Janković has since been appointed head of the Red Star Belgrade Football School.

===Lokeren===
On 6 April 2009 he was named the new SC Lokeren coach, the Serbian signed him until June 2010 and replaced Georges Leekens. On 25 October 2009 Janković was fired after a series of bad results.

===China===
He was appointed coach of the China Olympic team on 2021, but China did not take any major competition save for the friendly Dubai Cup, where China won one and lost two other matches. He was named the U-23 team coach for the 2022 Asian Games.

He was named interim coach of the China senior team for the 2022 EAFF E-1 Football Championship held in Japan. During the tournament, with most of the squad made up of just under-23 players, China only registered a win and a goal, both against Hong Kong in a 1–0 win by Tan Long's. However, his China did gain an encouraging goalless draw against Japan away, which was the first time in 12 years that China did not lose to Japan in Japanese soil.

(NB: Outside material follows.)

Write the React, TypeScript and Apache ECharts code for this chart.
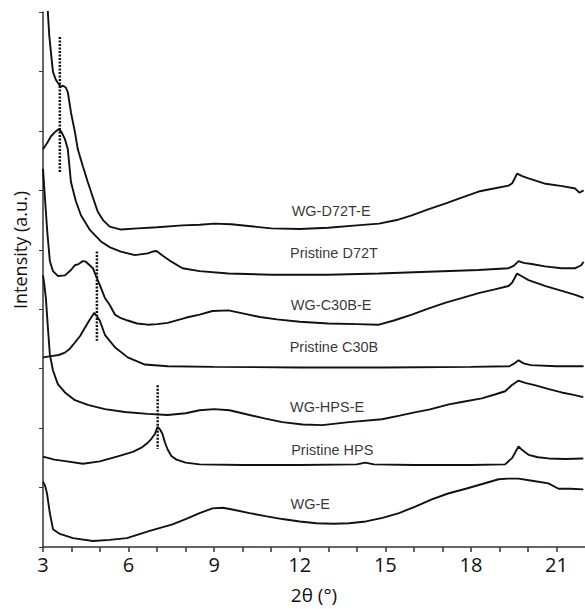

On 24 February 2023, he was appointed new head coach of China. At the 2023 AFC Asian Cup, he led China to its worst ever performance in their history, failing to score a single goal and won only two points at the group stages. Following Syria's 1–0 win over India, China were eliminated from the competition. Janković received significant criticism for his strategy, his choice in the selection, and his questionable options, which contributed to China's inability to score a single goal in the tournament and resulted in their eventual elimination. The same day, it was reported that he was fired from the position as coach of China, and had returned to his homeland for vacation, although the final decision remained to be seen. It was later confirmed that Janković's contract would not be extended following the failure in Qatar on 31 January 2024, and he was dismissed from the position.

===Manager===

Managerial record by team and tenure
| Team | From | To | Record |  |  |  |  |
| P | W | D | L | Win % |
| Red Star Belgrade | November 2007 | June 2008 | 24 | 16 | 6 | 2 | 066.67 |
| SC Lokeren | April 2009 | October 2009 | 17 | 5 | 2 | 10 | 029.41 |
| Serbia U21 | November 2010 | December 2012 | 15 | 7 | 4 | 4 | 046.67 |
| Red Star Belgrade | August 2012 | March 2013 | 23 | 14 | 2 | 7 | 060.87 |
| Mechelen | May 2014 | September 2016 | 88 | 35 | 23 | 30 | 039.77 |
| Standard Liège | September 2016 | April 2017 | 35 | 9 | 16 | 10 | 025.71 |
| Mechelen | November 2017 | January 2018 | 10 | 3 | 1 | 6 | 030.00 |
| China U20 | January 2019 | December 2020 | 5 | 2 | 2 | 1 | 040.00 |
| China U23 | January 2022 | February 2023 | 2 | 1 | 0 | 1 | 050.00 |
| China | February 2023 | January 2024 | 17 | 5 | 5 | 7 | 029.41 |
| Total |  |  | 236 | 97 | 61 | 78 | 041.10 |

==Personal life==
Aleksandar is married and has two children. His father is a notable Serbian sports journalist Dobrivoje "Bobi" Janković (1937–2022). He has been dubbed as "Serbian Mourinho" due to Dejan Andjus criticism about him.